By extension one may say that no one can ever communicate ANYTHING to
another in such a way that the other will understand it in exactly the same
way its originator did.  I think I have discovered a flaw in this argument.
When you write about "bonding" with a composition what do you mean? I take
it to mean that the music itself has no power to impose itself on a person,
that that person must first be receptive (in the mood), something which
implies no effort.  It makes no sense to me to say "now I am going to work
at being in the mood." But it does make some sense to say "I'm going to
work at learning to get into this piece." Bonding isn't the same thing as
understanding.  I can bond with a Popsicle.  That doesn't make it a work of
art.

Speaking of "inquisitiveness of the moment"--for me the important thing is
not that I be inquisitive all the time, but that I be inquisitive when it
counts.  Which is when the opportunity to grow presents itself.  If I'm not
there, it's pointless to try to convince me of the value of a piece.  You
seem to suggest this isn't something we have control of.  I know from
experience that it's possible to go into inquisitive mode at will,
particularly if there's the anticipation of a payoff.
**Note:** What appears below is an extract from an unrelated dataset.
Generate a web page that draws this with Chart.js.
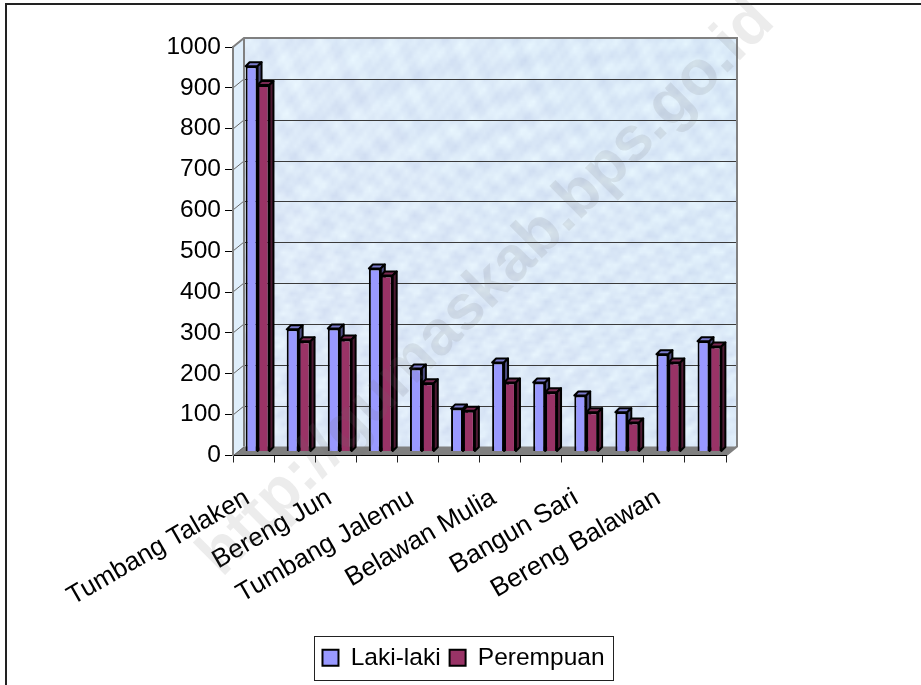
<!DOCTYPE html>
<html>
<head>
<meta charset="utf-8">
<title>Laki-laki dan Perempuan</title>
<script src="https://cdn.jsdelivr.net/npm/chart.js@4"></script>
<style>
  body { margin: 0; background: #fff; }
  canvas { display: block; }
</style>
</head>
<body>
<canvas id="chart" width="921" height="685"></canvas>
<script>
// Data ('' = category has no visible label)
const categories = ['Tumbang Talaken', '', 'Bereng Jun', '', 'Tumbang Jalemu', '', 'Belawan Mulia', '', 'Bangun Sari', '', 'Bereng Balawan', ''];
const lakiLaki = [943, 299, 301, 448, 203, 105, 218, 169, 137, 96, 238, 270];
const perempuan = [897, 270, 274, 431, 167, 100, 169, 145, 96, 71, 218, 257];
const watermark = 'http://gumaskab.bps.go.id';

const FONT = '"Liberation Sans", Arial, sans-serif';
const WALL = { dx: 11, dy: -9 };  // depth of the back wall
const BAR = { dx: 4, dy: -4 };    // depth of a bar, also its offset from the front plane
const sides = {
  blue: { top: '#7a7acc', side: '#4d4d80' },
  red: { top: '#7a2952', side: '#4d1a33' }
};

// Mottled wall texture, stretched from a small tile
function makeTexture() {
  const tile = document.createElement('canvas');
  tile.width = 120;
  tile.height = 100;
  const c = tile.getContext('2d');
  for (let y = 0; y < tile.height; y++) {
    for (let x = 0; x < tile.width; x++) {
      const n = Math.sin(x * 0.37 + y * 0.91) + Math.sin(x * 1.13 - y * 0.53)
        + Math.sin(x * 2.17 + y * 1.71) + Math.sin(x * y * 0.013) + Math.cos(x * 0.71 - y * y * 0.021);
      const v = Math.round(n * 3);
      const lean = Math.round(x / 40 - y / 50); // right side a touch bluer
      c.fillStyle = `rgb(${221 + v - lean},${234 + v},${248 + Math.round(v / 2)})`;
      c.fillRect(x, y, 1, 1);
    }
  }
  return tile;
}
const texture = makeTexture();

function poly(ctx, pts) {
  ctx.beginPath();
  pts.forEach((p, i) => i ? ctx.lineTo(p[0], p[1]) : ctx.moveTo(p[0], p[1]));
  ctx.closePath();
}

const frame3d = {
  id: 'frame3d',
  afterLayout(chart) {
    // legend box is not centred on the canvas; keep it wide so it does not wrap
    chart.legend.left = 164;
    chart.legend.right = 763;
  },
  beforeDraw(chart) {
    const { ctx, chartArea: a, scales: { y } } = chart;
    const bx = a.left + WALL.dx, tx = a.right + WALL.dx;
    const ty = a.top + WALL.dy, by = a.bottom + WALL.dy;

    ctx.save();
    ctx.fillStyle = '#fff';
    ctx.fillRect(0, 0, chart.width, chart.height);

    // page frame, top and left only
    ctx.strokeStyle = '#222';
    ctx.lineWidth = 2;
    ctx.beginPath();
    ctx.moveTo(921, 4);
    ctx.lineTo(6, 4);
    ctx.lineTo(6, 685);
    ctx.stroke();

    // back wall
    ctx.imageSmoothingEnabled = true;
    ctx.drawImage(texture, bx, ty, tx - bx, by - ty);

    // side wall
    poly(ctx, [[a.left, a.top], [bx, ty], [bx, by], [a.left, a.bottom]]);
    ctx.fillStyle = '#dfeefb';
    ctx.fill();

    // floor
    poly(ctx, [[a.left, a.bottom], [bx, by], [tx, by], [a.right, a.bottom]]);
    ctx.fillStyle = '#808080';
    ctx.fill();

    // gridlines on the wall and their slants on the side wall
    y.ticks.forEach(t => {
      const py = Math.round(y.getPixelForValue(t.value));
      if (t.value > 0 && t.value < 1000) {
        ctx.strokeStyle = '#3a3a3a';
        ctx.lineWidth = 1;
        ctx.beginPath();
        ctx.moveTo(bx, py + WALL.dy + 0.5);
        ctx.lineTo(tx, py + WALL.dy + 0.5);
        ctx.stroke();
      }
      ctx.strokeStyle = '#666';
      ctx.lineWidth = 1;
      ctx.beginPath();
      ctx.moveTo(a.left, py);
      ctx.lineTo(bx, py + WALL.dy);
      ctx.stroke();
    });

    // wall outline
    ctx.strokeStyle = '#808080';
    ctx.lineWidth = 2;
    ctx.beginPath();
    ctx.moveTo(a.left, a.top);
    ctx.lineTo(bx, ty);
    ctx.lineTo(tx, ty);
    ctx.lineTo(tx, by);
    ctx.lineTo(a.right, a.bottom);
    ctx.moveTo(bx, ty);
    ctx.lineTo(bx, by);
    ctx.stroke();
    ctx.restore();
  },
  beforeDatasetsDraw(chart) {
    const { ctx } = chart;
    // extrusions first, so the faces of the next bars cover them
    [0, 1].forEach(i => {
      const colors = i === 0 ? sides.blue : sides.red;
      chart.getDatasetMeta(i).data.forEach(bar => {
        const p = bar.getProps(['x', 'y', 'base', 'width'], true);
        const l = p.x - p.width / 2 + BAR.dx, r = p.x + p.width / 2 + BAR.dx;
        const t = p.y + BAR.dy, b = p.base + BAR.dy;
        ctx.save();
        ctx.strokeStyle = '#000';
        ctx.lineWidth = 2;
        ctx.lineJoin = 'round';
        poly(ctx, [[l, t], [l + BAR.dx, t + BAR.dy], [r + BAR.dx, t + BAR.dy], [r, t]]);
        ctx.fillStyle = colors.top;
        ctx.fill();
        ctx.stroke();
        poly(ctx, [[r, t], [r + BAR.dx, t + BAR.dy], [r + BAR.dx, b + BAR.dy], [r, b]]);
        ctx.fillStyle = colors.side;
        ctx.fill();
        ctx.stroke();
        ctx.restore();
      });
    });
    ctx.save();
    ctx.translate(BAR.dx, BAR.dy);
  },
  afterDatasetsDraw(chart) {
    chart.ctx.restore();
  },
  afterDraw(chart) {
    const { ctx } = chart;
    // legend frame
    ctx.save();
    ctx.strokeStyle = '#222';
    ctx.lineWidth = 1;
    ctx.strokeRect(314.5, 636.5, 299, 44);

    // watermark sits over everything
    ctx.translate(222, 578);
    ctx.rotate(-Math.PI / 4);
    ctx.font = 'bold 63px ' + FONT;
    ctx.fillStyle = 'rgba(110,110,110,0.13)';
    ctx.textBaseline = 'alphabetic';
    ctx.fillText(watermark, 0, 0);
    ctx.restore();
  }
};

new Chart(document.getElementById('chart'), {
  type: 'bar',
  plugins: [frame3d],
  data: {
    labels: categories,
    datasets: [
      { label: 'Laki-laki', data: lakiLaki, backgroundColor: '#9999ff', borderColor: '#000', borderWidth: 2, clip: false },
      { label: 'Perempuan', data: perempuan, backgroundColor: '#993366', borderColor: '#000', borderWidth: 2, clip: false }
    ]
  },
  options: {
    responsive: false,
    animation: false,
    layout: { padding: { left: 0, right: 195, top: 47, bottom: 5 } },
    categoryPercentage: 0.58,
    barPercentage: 1,
    scales: {
      x: {
        afterFit(scale) { scale.height = 181; },
        grid: { drawOnChartArea: false, tickLength: 7, tickColor: '#222' },
        border: { color: '#000', width: 1 },
        ticks: {
          autoSkip: false,
          minRotation: 30,
          maxRotation: 30,
          padding: 20,
          labelOffset: -6,
          color: '#000',
          font: { family: FONT, size: 26 }
        }
      },
      y: {
        min: 0,
        max: 1000,
        afterFit(scale) { scale.width = 233; },
        grid: { drawOnChartArea: false, tickLength: 8, tickColor: '#000' },
        border: { color: '#808080', width: 2 },
        ticks: {
          stepSize: 100,
          padding: 4,
          color: '#000',
          font: { family: FONT, size: 24.5 },
          callback: value => String(value)
        }
      }
    },
    plugins: {
      legend: {
        position: 'bottom',
        labels: {
          boxWidth: 16,
          boxHeight: 16,
          padding: 9,
          color: '#000',
          font: { family: FONT, size: 24.5 }
        }
      },
      title: { display: false }
    }
  }
});
</script>
</body>
</html>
Don't get me wrong--I've done the things you describe.  I've wanted pieces
to be other than what they are.  I've done it with The Prayer Cycle, which
I mentioned in my previous post.  I wanted him to do certain stuff and he
didn't do it.  So I'm faced with the challenge of trying to understand the
work on its own terms.  For me the process of doing that is very important,
because I'm the sum total of my experiences, and the more experience I can
bring under my personal process of understanding the more I understand what
it is to be human.  As much as I love reading stuff that I already agree
with (or hearing music I already know I like), I do realize the only way
to grow is to be challenged by what I DON'T understand.